Spirited Reflection: That you should enter under my roof


A man approaches. He gives me a Happy Easter greeting. I give him the same, and two dollars. A woman comes, desperate to get to the hospital. I give her cab fare; she thanks me and touches my arm. A young man asks for breakfast. I send him on his way with the funds after he wishes me well. One man, covered in grime, wordlessly shuns the coins I try to give, but later accepts a sandwich and coffee from me. He gives me his image, for years to come.

So on it went, on the long walk from my comfortable office in downtown Toronto to my commuter apartment a few blocks away. Every day and every night, for the five years that I worked there. I passed the people, one by one, not just young or middle-aged men, but women and even children who were trying to survive. For an age, I carried an extra lunch for Misha, an old man who lived in the bus shelter and slept in a nearby all-night coffee shop thanks to the manager. My communication with Misha was mostly his hand coming out from his pile of blankets to take the brown bag. This memory and his presence stay with me still.

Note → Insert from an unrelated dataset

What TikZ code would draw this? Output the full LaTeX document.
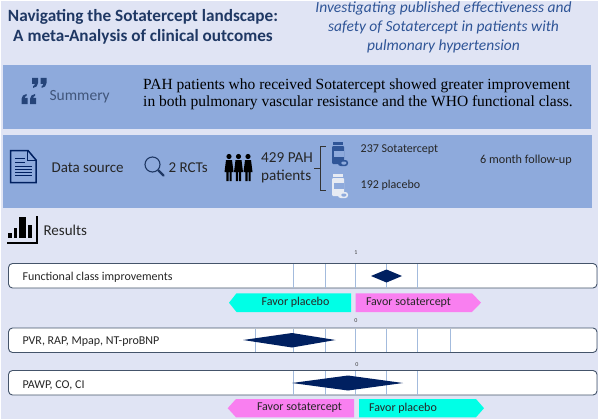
\documentclass[tikz,border=0pt]{standalone}
\usepackage{fontspec}
\setmainfont{Carlito}
\newfontfamily\serifface{Liberation Serif}
\definecolor{pagebg}{HTML}{E0E4F4}
\definecolor{bandblue}{HTML}{8EAADC}
\definecolor{navy}{HTML}{002060}
\definecolor{titleblue}{HTML}{1F3864}
\definecolor{subblue}{HTML}{2F5597}
\definecolor{barline}{HTML}{44546A}
\definecolor{tickblue}{HTML}{A3BBDD}
\definecolor{favcyan}{HTML}{00FFE6}
\definecolor{favpink}{HTML}{F97FF0}
\definecolor{pillwhite}{HTML}{E7EBF3}

\begin{document}
\begin{tikzpicture}[x=1pt,y=-1pt,
    band/.style={fill=bandblue,draw=none},
    resultbar/.style={draw=barline,line width=0.9pt,fill=white,rounded corners=4pt},
    tick/.style={draw=tickblue,line width=1pt},
    bartext/.style={anchor=west,font=\fontsize{12}{14}\selectfont,text=black!85},
    labeltext/.style={anchor=west,font=\fontsize{15}{18}\selectfont,text=black!85},
    smalltext/.style={anchor=west,inner sep=0pt,font=\fontsize{12}{14}\selectfont,text=black!85},
    zerotext/.style={font=\fontsize{6}{7}\selectfont,text=black!75,inner sep=0pt},
    favortext/.style={inner sep=0pt,font=\fontsize{12}{14}\selectfont,text=black!85},
    effect/.style={fill=navy,draw=none}]
  \useasboundingbox (0,0) rectangle (600,420);
  \fill[white] (0,0) rectangle (600,420);
  \fill[pagebg] (1,1) rectangle (597.5,418.5);
  % header
  \node[font=\fontsize{17.2}{20.5}\selectfont\bfseries,text=titleblue,align=center,inner sep=0pt] (title) at (143,27)
    {Navigating the Sotatercept landscape:\\A meta-Analysis of clinical outcomes};
  \node[font=\fontsize{15.5}{18.7}\selectfont\itshape,text=subblue,align=center,inner sep=0pt] (subtitle) at (443.5,27.5)
    {Investigating published effectiveness and\\safety of Sotatercept in patients with\\pulmonary hypertension};
  % summary band
  \fill[band] (3,65.5) rectangle (591,129);
  \foreach \qx/\qy/\qs in {32/84/1,36/98/-1}{
    \begin{scope}[shift={(\qx,\qy)},yscale=\qs,xscale=\qs]
      \fill[subblue!80!black] (0,-6) -- (6,-6) -- (6,-1) .. controls (6,2) and (4,3.5) .. (1,4) -- (1,2) .. controls (2,2) and (2.8,1) .. (2.8,0) -- (0,0) -- cycle;
      \fill[subblue!80!black] (8.5,-6) -- (14.5,-6) -- (14.5,-1) .. controls (14.5,2) and (12.5,3.5) .. (9.5,4) -- (9.5,2) .. controls (10.5,2) and (11.3,1) .. (11.3,0) -- (8.5,0) -- cycle;
    \end{scope}}
  \node[labeltext,text=titleblue!85,font=\fontsize{15.5}{18}\selectfont] (summery) at (46,97) {Summery};
  \node[font=\fontsize{15.5}{17.5}\serifface\selectfont,text=black,align=left,inner sep=0pt,anchor=west] (finding) at (143,94.5)
    {PAH patients who received Sotatercept showed greater improvement\\in both pulmonary vascular resistance and the WHO functional class.};
  % data source band
  \fill[band] (3,135) rectangle (591.5,207.5);
  \draw[navy,line width=1.5pt,line join=miter,fill=bandblue] (10.5,150.5) -- (28,150.5) -- (36,160) -- (36,182.5) -- (10.5,182.5) -- cycle;
  \draw[navy,line width=1pt] (27,150.5) -- (27,160.5) -- (36,160.5);
  \foreach \ly in {158,162.5}
    \draw[navy,line width=1pt] (15,\ly) -- (25,\ly);
  \foreach \ly in {166,169,172,175}
    \draw[navy,line width=1pt] (15,\ly) -- (32,\ly);
  \node[labeltext] (datasource) at (48,168) {Data source};
  \draw[titleblue,line width=1.1pt] (152.5,164.5) circle (7.5);
  \draw[titleblue,line width=2.2pt,line cap=round] (158.5,170.5) -- (163.5,175.5);
  \node[labeltext] (rcts) at (165,168) {2 RCTs};
  \foreach \px in {229,238.5,248}{
    \fill[black] (\px,156.5) circle (2.6);
    \fill[black] (\px-3,160) -- (\px+3,160) -- (\px+4.5,172) -- (\px+2.6,172) -- (\px+2.6,181) -- (\px+0.5,181) -- (\px+0.5,172) -- (\px-0.5,172) -- (\px-0.5,181) -- (\px-2.6,181) -- (\px-2.6,172) -- (\px-4.5,172) -- cycle;}
  \node[labeltext,align=left,inner sep=0pt,font=\fontsize{15.2}{18.5}\selectfont] (patients) at (261,168) {429 PAH\\patients};
  \draw[black!80,line width=0.6pt] (325.5,146) -- (320.5,146) -- (320.5,190) -- (325.5,190);
  \draw[black!80,line width=0.6pt] (314,168) -- (320.5,168);
  % bottles
  \foreach \by/\bc in {142/subblue,174/pillwhite}{
    \fill[\bc] (333,\by-0.5) rectangle (343,\by+3);
    \fill[\bc,rounded corners=1pt] (332,\by+4) rectangle (344,\by+22);
    \fill[bandblue] (334,\by+9) rectangle (344,\by+15);
    \fill[\bc,rounded corners=2.5pt] (338,\by+18) rectangle (348,\by+24);
    \fill[bandblue,rounded corners=1.5pt] (341,\by+19.5) rectangle (346.5,\by+22.5);}
  \node[smalltext] (sotatercept) at (360.5,149.5) {237 Sotatercept};
  \node[smalltext] (placebo) at (360.5,185) {192 placebo};
  \node[smalltext,font=\fontsize{12.2}{14}\selectfont] (followup) at (480,160.5) {6 month follow-up};
  % results
  \fill[black] (8,233) rectangle (11.5,238);
  \fill[black] (13.5,228) rectangle (17,238);
  \fill[black] (18.5,217) rectangle (25.5,238);
  \fill[black] (27.5,225) rectangle (32,238);
  \draw[black,line width=1.2pt] (7,243) -- (37,243) -- (37,216);
  \node[labeltext] (results) at (40,230) {Results};
  % rows
  \draw[resultbar] (8.5,263.5) rectangle (597,288);
  \draw[resultbar] (8.5,328) rectangle (597,352.5);
  \draw[resultbar] (8.5,370.5) rectangle (597,395);
  \foreach \tx in {293.5,325,355,386.5,417}
    \draw[tick] (\tx,264) -- (\tx,287.5);
  \foreach \tx in {255,293.5,325,355,386.5,417,450}
    \draw[tick] (\tx,328.5) -- (\tx,352);
  \foreach \tx in {293.5,325,355,386.5,417}
    \draw[tick] (\tx,371) -- (\tx,394.5);
  \node[bartext] (functional) at (19,277.5) {Functional class improvements};
  \node[bartext] (pvr) at (19,341.5) {PVR, RAP, Mpap, NT-proBNP};
  \node[bartext] (pawp) at (19,385) {PAWP, CO, CI};
  \node[zerotext] (tickone) at (356,253) {1};
  \node[zerotext] (zeroa) at (356,321) {0};
  \node[zerotext] (zerob) at (357,365) {0};
  \fill[effect] (371,276) -- (386.5,269.5) -- (402,276) -- (386.5,282.5) -- cycle;
  \fill[effect] (243,340) -- (292,333) -- (335.5,340) -- (292,347.5) -- cycle;
  \fill[effect] (292,383) -- (348,375.5) -- (403,383) -- (348,390.5) -- cycle;
  % favor arrows
  \fill[favcyan] (229,302.7) -- (236.5,293.3) -- (351,293.3) -- (351,312) -- (236.5,312) -- cycle;
  \fill[favpink] (355.7,293.3) -- (472,293.3) -- (481,302.7) -- (472,312) -- (355.7,312) -- cycle;
  \fill[favpink] (227.7,408.2) -- (236,399) -- (354,399) -- (354,417.3) -- (236,417.3) -- cycle;
  \fill[favcyan] (359,399) -- (476,399) -- (484,408.2) -- (476,417.3) -- (359,417.3) -- cycle;
  \node[favortext] (favplaceboa) at (295.5,302.5) {Favor placebo};
  \node[favortext] (favsotaa) at (408.5,302.5) {Favor sotatercept};
  \node[favortext] (favsotab) at (299.5,408) {Favor sotatercept};
  \node[favortext] (favplacebob) at (403,408) {Favor placebo};
\end{tikzpicture}
\end{document}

Overwhelmed and with a sense of urgency, but also inexplicably drawn, I took to carrying loose change to dispense on the walks down Yonge, University or Bay and Bloor. I stopped and listened to requests, explanations, stories, conspiracy theories and sometimes blessings. All these I learned, over time, to receive. Sometimes blessings came in unexpected ways.

A man sits partly in the roadway, traffic moving around him as a well-dressed woman bends over him, her jewelled hand offering him hot coffee and food to coax him onto the sidewalk. The morning sun seems to catch them both as I drive slowly by. A youth waits patiently for my offering until I frantically discover that, in my haste, I have left my wallet in a nearby phone booth. He retrieves it and commiserates. I thank him and buy him lunch.

Helpless to do much else, I find the faces stay with me long after these encounters, but this is a good thing because I am learning. Due in part to a series of unexpected and heart-wrenching deaths of family and friends, I am learning how the fragility and vulnerability of life binds us all. I am learning, partly in my work and in my reading, and from the people who advocate for others, of the causes of poverty and homelessness. I am learning, when the people at the drop-in centre where I eventually start to volunteer, take time to comfort me despite their own troubles, that life is giving and receiving, and that the best of this comes from the heart.

For I have learned that these people are also my church, my daily communion. If, in my spiritual poverty, I fail to recognize their passions and resurrections, if I fail to give and receive, if I fail to recognize the face of Christ in my fellow travellers in this life, as I sometimes too often do, then I thwart the possibility to recognize passions and resurrections in my own soul. A fragment of the Catholic communion prayer comes to me—Lord, I am not worthy that you should enter under my roof. But there you are.


Virginia McDonald is a retired reporter photographer living in Guelph who worked for a stint as a media and legislative aide at Queen’s Park. She has also volunteered at a drop-in centre and at a Catholic retreat house kitchen and farm.